Work to do ▸ Your task is to retype each line of the data below exactly.

Provided data ▸
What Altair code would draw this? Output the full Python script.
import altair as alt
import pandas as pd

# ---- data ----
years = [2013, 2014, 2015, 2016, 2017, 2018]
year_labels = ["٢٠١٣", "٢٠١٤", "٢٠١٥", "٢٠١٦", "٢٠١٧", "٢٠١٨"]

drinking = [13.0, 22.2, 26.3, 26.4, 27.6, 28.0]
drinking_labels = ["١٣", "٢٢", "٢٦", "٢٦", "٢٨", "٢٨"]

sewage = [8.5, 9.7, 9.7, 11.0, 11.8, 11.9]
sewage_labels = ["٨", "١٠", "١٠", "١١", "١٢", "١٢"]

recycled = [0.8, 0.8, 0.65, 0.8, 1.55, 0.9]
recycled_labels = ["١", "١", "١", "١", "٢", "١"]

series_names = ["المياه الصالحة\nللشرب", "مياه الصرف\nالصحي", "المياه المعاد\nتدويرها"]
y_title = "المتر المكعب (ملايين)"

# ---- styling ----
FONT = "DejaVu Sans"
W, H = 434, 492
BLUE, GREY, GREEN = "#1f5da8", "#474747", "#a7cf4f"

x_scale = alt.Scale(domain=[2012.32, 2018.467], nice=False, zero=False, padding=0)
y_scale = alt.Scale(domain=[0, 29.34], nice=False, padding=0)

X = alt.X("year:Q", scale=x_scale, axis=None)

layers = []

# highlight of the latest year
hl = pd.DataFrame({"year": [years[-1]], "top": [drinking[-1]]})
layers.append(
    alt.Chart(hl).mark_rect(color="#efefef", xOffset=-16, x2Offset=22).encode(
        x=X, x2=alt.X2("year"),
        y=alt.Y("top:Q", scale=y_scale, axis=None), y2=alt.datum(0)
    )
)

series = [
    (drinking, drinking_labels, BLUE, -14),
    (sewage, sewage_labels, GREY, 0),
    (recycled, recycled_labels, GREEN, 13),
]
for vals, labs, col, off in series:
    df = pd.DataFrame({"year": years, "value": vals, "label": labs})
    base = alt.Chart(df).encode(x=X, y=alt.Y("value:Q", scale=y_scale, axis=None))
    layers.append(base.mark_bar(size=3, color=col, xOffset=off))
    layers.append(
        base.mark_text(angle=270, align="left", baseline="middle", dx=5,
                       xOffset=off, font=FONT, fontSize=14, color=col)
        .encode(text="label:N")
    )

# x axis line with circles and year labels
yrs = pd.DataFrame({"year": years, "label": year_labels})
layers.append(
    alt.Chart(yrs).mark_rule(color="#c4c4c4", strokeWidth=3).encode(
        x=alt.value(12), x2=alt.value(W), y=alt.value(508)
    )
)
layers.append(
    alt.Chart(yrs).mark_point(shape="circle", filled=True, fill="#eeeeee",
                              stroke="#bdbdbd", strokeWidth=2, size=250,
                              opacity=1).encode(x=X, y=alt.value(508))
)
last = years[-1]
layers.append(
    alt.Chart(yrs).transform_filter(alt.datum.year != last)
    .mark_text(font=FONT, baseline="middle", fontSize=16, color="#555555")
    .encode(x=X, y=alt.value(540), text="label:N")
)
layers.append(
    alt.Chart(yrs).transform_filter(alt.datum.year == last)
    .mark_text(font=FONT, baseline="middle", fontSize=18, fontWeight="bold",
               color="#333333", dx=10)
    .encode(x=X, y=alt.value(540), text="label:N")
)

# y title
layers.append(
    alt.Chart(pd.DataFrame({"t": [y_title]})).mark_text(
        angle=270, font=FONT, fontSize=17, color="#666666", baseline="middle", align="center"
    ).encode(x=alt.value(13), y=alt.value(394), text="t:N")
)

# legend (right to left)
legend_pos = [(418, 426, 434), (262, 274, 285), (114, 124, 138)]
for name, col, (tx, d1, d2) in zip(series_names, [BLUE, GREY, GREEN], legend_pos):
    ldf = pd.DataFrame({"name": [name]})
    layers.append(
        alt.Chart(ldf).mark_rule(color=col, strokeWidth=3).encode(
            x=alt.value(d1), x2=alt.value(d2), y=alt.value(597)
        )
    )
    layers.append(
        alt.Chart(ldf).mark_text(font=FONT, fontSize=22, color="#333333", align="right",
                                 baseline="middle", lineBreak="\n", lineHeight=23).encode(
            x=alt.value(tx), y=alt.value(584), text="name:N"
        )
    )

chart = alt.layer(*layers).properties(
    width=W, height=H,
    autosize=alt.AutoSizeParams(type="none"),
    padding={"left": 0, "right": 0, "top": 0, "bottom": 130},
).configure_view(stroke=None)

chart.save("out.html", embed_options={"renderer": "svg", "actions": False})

The reply ▸
What Altair code would draw this? Output the full Python script.
import altair as alt
import pandas as pd

# ---- data ----
years = [2013, 2014, 2015, 2016, 2017, 2018]
year_labels = ["٢٠١٣", "٢٠١٤", "٢٠١٥", "٢٠١٦", "٢٠١٧", "٢٠١٨"]

drinking = [13.0, 22.2, 26.3, 26.4, 27.6, 28.0]
drinking_labels = ["١٣", "٢٢", "٢٦", "٢٦", "٢٨", "٢٨"]

sewage = [8.5, 9.7, 9.7, 11.0, 11.8, 11.9]
sewage_labels = ["٨", "١٠", "١٠", "١١", "١٢", "١٢"]

recycled = [0.8, 0.8, 0.65, 0.8, 1.55, 0.9]
recycled_labels = ["١", "١", "١", "١", "٢", "١"]

series_names = ["المياه الصالحة\nللشرب", "مياه الصرف\nالصحي", "المياه المعاد\nتدويرها"]
y_title = "المتر المكعب (ملايين)"

# ---- styling ----
FONT = "DejaVu Sans"
W, H = 434, 492
BLUE, GREY, GREEN = "#1f5da8", "#474747", "#a7cf4f"

x_scale = alt.Scale(domain=[2012.32, 2018.467], nice=False, zero=False, padding=0)
y_scale = alt.Scale(domain=[0, 29.34], nice=False, padding=0)

X = alt.X("year:Q", scale=x_scale, axis=None)

layers = []

# highlight of the latest year
hl = pd.DataFrame({"year": [years[-1]], "top": [drinking[-1]]})
layers.append(
    alt.Chart(hl).mark_rect(color="#efefef", xOffset=-16, x2Offset=22).encode(
        x=X, x2=alt.X2("year"),
        y=alt.Y("top:Q", scale=y_scale, axis=None), y2=alt.datum(0)
    )
)

series = [
    (drinking, drinking_labels, BLUE, -14),
    (sewage, sewage_labels, GREY, 0),
    (recycled, recycled_labels, GREEN, 13),
]
for vals, labs, col, off in series:
    df = pd.DataFrame({"year": years, "value": vals, "label": labs})
    base = alt.Chart(df).encode(x=X, y=alt.Y("value:Q", scale=y_scale, axis=None))
    layers.append(base.mark_bar(size=3, color=col, xOffset=off))
    layers.append(
        base.mark_text(angle=270, align="left", baseline="middle", dx=5,
                       xOffset=off, font=FONT, fontSize=14, color=col)
        .encode(text="label:N")
    )

# x axis line with circles and year labels
yrs = pd.DataFrame({"year": years, "label": year_labels})
layers.append(
    alt.Chart(yrs).mark_rule(color="#c4c4c4", strokeWidth=3).encode(
        x=alt.value(12), x2=alt.value(W), y=alt.value(508)
    )
)
layers.append(
    alt.Chart(yrs).mark_point(shape="circle", filled=True, fill="#eeeeee",
                              stroke="#bdbdbd", strokeWidth=2, size=250,
                              opacity=1).encode(x=X, y=alt.value(508))
)
last = years[-1]
layers.append(
    alt.Chart(yrs).transform_filter(alt.datum.year != last)
    .mark_text(font=FONT, baseline="middle", fontSize=16, color="#555555")
    .encode(x=X, y=alt.value(540), text="label:N")
)
layers.append(
    alt.Chart(yrs).transform_filter(alt.datum.year == last)
    .mark_text(font=FONT, baseline="middle", fontSize=18, fontWeight="bold",
               color="#333333", dx=10)
    .encode(x=X, y=alt.value(540), text="label:N")
)

# y title
layers.append(
    alt.Chart(pd.DataFrame({"t": [y_title]})).mark_text(
        angle=270, font=FONT, fontSize=17, color="#666666", baseline="middle", align="center"
    ).encode(x=alt.value(13), y=alt.value(394), text="t:N")
)

# legend (right to left)
legend_pos = [(418, 426, 434), (262, 274, 285), (114, 124, 138)]
for name, col, (tx, d1, d2) in zip(series_names, [BLUE, GREY, GREEN], legend_pos):
    ldf = pd.DataFrame({"name": [name]})
    layers.append(
        alt.Chart(ldf).mark_rule(color=col, strokeWidth=3).encode(
            x=alt.value(d1), x2=alt.value(d2), y=alt.value(597)
        )
    )
    layers.append(
        alt.Chart(ldf).mark_text(font=FONT, fontSize=22, color="#333333", align="right",
                                 baseline="middle", lineBreak="\n", lineHeight=23).encode(
            x=alt.value(tx), y=alt.value(584), text="name:N"
        )
    )

chart = alt.layer(*layers).properties(
    width=W, height=H,
    autosize=alt.AutoSizeParams(type="none"),
    padding={"left": 0, "right": 0, "top": 0, "bottom": 130},
).configure_view(stroke=None)

chart.save("out.html", embed_options={"renderer": "svg", "actions": False})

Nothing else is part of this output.